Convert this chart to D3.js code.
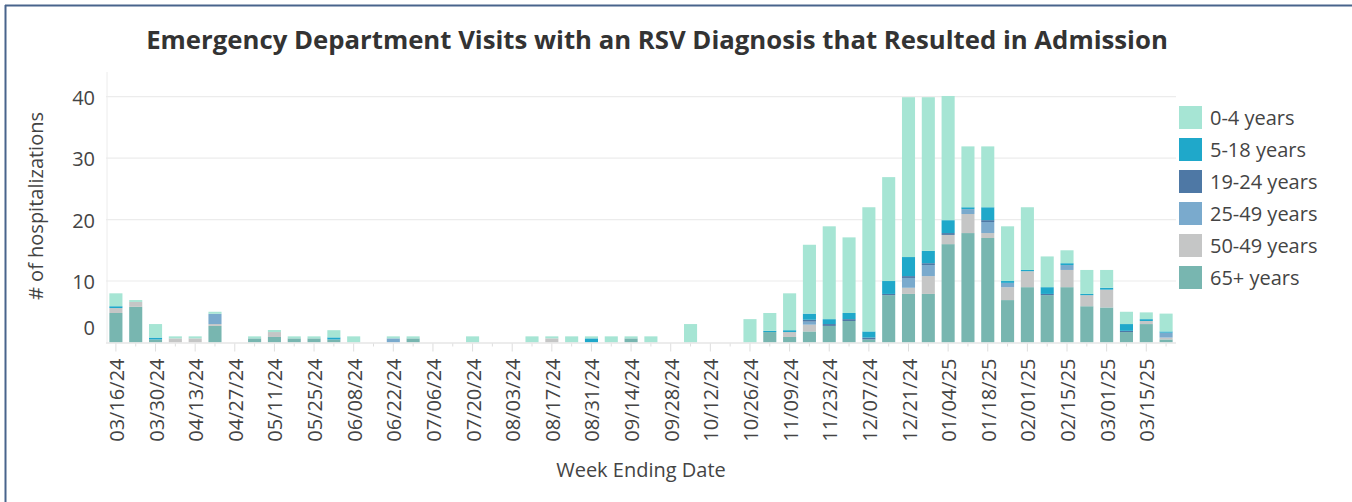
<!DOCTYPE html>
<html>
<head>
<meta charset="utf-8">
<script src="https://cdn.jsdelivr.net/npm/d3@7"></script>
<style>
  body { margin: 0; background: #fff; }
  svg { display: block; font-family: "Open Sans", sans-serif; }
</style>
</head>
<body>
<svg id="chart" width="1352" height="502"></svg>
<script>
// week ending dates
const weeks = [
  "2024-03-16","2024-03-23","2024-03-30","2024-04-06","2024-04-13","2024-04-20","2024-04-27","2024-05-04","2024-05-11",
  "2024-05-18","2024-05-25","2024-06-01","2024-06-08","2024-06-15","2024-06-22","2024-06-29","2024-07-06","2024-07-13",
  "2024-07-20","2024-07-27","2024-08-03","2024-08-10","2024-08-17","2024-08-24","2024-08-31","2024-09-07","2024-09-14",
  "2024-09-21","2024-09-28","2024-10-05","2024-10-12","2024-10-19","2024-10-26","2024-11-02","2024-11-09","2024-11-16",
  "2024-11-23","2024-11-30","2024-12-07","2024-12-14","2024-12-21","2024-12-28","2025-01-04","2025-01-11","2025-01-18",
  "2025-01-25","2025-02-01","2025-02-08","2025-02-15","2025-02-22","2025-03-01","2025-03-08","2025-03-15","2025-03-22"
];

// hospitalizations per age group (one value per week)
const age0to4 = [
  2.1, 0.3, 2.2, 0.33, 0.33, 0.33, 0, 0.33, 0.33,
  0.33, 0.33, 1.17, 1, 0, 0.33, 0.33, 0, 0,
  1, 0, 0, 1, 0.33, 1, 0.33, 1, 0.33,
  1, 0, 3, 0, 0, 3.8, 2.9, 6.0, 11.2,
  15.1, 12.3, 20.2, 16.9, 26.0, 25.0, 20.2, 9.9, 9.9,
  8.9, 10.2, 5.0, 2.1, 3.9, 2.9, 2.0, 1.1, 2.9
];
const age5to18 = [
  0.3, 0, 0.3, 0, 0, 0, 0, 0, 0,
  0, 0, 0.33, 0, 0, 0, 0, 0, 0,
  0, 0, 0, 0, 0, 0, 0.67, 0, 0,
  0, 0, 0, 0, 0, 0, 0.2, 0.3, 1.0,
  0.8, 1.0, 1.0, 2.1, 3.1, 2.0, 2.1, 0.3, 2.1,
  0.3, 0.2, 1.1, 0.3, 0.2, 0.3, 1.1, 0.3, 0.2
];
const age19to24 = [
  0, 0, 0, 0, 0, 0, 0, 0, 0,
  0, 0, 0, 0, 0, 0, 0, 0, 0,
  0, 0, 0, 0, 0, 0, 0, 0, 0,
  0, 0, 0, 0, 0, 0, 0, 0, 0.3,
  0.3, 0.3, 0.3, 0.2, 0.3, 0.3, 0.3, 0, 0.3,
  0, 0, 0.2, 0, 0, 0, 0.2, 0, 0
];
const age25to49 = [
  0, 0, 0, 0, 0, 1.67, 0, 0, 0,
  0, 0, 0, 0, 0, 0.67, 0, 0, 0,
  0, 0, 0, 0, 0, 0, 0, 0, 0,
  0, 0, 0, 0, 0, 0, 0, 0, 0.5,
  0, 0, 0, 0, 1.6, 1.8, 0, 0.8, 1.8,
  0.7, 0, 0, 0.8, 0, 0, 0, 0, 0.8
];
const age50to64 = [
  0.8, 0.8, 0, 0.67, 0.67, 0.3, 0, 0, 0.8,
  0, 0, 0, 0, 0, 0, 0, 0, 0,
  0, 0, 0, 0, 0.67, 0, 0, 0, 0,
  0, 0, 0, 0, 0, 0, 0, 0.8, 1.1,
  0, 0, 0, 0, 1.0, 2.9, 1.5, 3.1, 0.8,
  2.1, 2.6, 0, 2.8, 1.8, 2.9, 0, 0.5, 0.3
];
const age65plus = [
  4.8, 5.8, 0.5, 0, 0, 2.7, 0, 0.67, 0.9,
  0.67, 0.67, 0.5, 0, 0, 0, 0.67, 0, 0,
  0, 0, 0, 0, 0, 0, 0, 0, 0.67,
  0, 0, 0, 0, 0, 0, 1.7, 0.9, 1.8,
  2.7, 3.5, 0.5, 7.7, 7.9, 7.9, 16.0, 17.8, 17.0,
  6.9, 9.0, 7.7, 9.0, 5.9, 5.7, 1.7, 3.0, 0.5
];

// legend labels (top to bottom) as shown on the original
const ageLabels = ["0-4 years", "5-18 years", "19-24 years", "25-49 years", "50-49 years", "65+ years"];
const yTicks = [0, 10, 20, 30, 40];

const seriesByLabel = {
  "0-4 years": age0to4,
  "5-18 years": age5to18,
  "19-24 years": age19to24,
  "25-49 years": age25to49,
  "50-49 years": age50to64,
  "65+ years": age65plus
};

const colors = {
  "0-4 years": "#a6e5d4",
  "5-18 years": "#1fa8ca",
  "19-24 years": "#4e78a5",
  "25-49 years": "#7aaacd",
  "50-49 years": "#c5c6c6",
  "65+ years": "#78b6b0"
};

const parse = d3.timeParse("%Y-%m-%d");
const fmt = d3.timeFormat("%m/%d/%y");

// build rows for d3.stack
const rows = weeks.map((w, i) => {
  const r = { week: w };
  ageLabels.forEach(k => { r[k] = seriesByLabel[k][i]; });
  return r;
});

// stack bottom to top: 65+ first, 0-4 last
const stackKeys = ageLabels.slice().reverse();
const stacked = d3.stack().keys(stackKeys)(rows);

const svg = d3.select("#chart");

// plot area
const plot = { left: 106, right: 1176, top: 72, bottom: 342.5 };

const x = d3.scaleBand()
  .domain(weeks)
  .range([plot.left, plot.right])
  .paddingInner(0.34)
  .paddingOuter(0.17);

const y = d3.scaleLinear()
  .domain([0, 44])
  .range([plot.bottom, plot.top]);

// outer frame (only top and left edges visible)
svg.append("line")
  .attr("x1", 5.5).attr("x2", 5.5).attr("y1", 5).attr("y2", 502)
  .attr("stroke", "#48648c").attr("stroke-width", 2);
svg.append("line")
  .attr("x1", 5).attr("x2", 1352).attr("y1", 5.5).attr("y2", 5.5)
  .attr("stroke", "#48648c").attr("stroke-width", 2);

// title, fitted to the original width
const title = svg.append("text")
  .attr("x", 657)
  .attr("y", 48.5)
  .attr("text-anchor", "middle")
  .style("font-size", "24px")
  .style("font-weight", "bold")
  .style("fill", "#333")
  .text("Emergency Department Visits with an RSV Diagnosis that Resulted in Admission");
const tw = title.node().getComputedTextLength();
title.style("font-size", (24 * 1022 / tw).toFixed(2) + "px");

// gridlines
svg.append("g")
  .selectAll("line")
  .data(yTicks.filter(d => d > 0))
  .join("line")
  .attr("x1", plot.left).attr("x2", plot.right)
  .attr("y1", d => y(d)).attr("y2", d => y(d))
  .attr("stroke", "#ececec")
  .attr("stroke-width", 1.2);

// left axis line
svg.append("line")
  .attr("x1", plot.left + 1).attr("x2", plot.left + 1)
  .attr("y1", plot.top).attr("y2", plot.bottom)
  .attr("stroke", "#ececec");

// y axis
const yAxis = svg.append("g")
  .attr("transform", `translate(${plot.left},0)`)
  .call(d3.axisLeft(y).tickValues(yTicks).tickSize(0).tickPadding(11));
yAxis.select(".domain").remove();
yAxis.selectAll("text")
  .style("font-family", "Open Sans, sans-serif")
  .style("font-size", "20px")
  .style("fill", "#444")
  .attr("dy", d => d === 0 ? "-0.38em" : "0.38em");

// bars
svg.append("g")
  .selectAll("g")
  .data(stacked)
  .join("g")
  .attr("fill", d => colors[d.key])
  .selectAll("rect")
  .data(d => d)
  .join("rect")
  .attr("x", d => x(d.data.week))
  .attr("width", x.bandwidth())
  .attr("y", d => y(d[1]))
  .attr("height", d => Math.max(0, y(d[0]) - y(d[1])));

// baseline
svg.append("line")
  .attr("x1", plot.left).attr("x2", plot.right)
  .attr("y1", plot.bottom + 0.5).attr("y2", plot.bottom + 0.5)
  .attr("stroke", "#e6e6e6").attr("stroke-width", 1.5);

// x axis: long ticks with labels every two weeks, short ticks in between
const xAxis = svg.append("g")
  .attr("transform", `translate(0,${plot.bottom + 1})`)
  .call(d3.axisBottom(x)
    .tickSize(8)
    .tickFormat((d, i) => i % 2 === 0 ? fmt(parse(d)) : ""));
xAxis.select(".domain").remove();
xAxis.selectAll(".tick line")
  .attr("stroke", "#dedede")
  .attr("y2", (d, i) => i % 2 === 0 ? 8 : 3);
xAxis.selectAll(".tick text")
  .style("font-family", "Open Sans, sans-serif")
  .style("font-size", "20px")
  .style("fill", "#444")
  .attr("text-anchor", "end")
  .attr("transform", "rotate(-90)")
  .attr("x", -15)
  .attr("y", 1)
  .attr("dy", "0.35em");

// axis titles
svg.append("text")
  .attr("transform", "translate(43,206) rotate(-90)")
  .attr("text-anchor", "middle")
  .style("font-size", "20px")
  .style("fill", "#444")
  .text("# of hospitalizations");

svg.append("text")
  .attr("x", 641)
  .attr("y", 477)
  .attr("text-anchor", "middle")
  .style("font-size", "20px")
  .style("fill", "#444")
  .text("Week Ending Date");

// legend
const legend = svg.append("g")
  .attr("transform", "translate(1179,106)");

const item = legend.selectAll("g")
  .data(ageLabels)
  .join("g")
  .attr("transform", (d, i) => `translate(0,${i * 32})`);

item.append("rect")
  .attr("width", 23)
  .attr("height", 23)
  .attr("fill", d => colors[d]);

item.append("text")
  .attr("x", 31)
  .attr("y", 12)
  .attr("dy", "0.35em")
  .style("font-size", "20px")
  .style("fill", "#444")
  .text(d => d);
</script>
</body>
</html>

= = = = = = =

* **WORK TO BE COMPLETED**
Read through the data and copy every line where "chart" shows up.

* **WRITTEN SOLUTION**
Convert this chart to D3.js code.
<svg id="chart" width="1352" height="502"></svg>
const svg = d3.select("#chart");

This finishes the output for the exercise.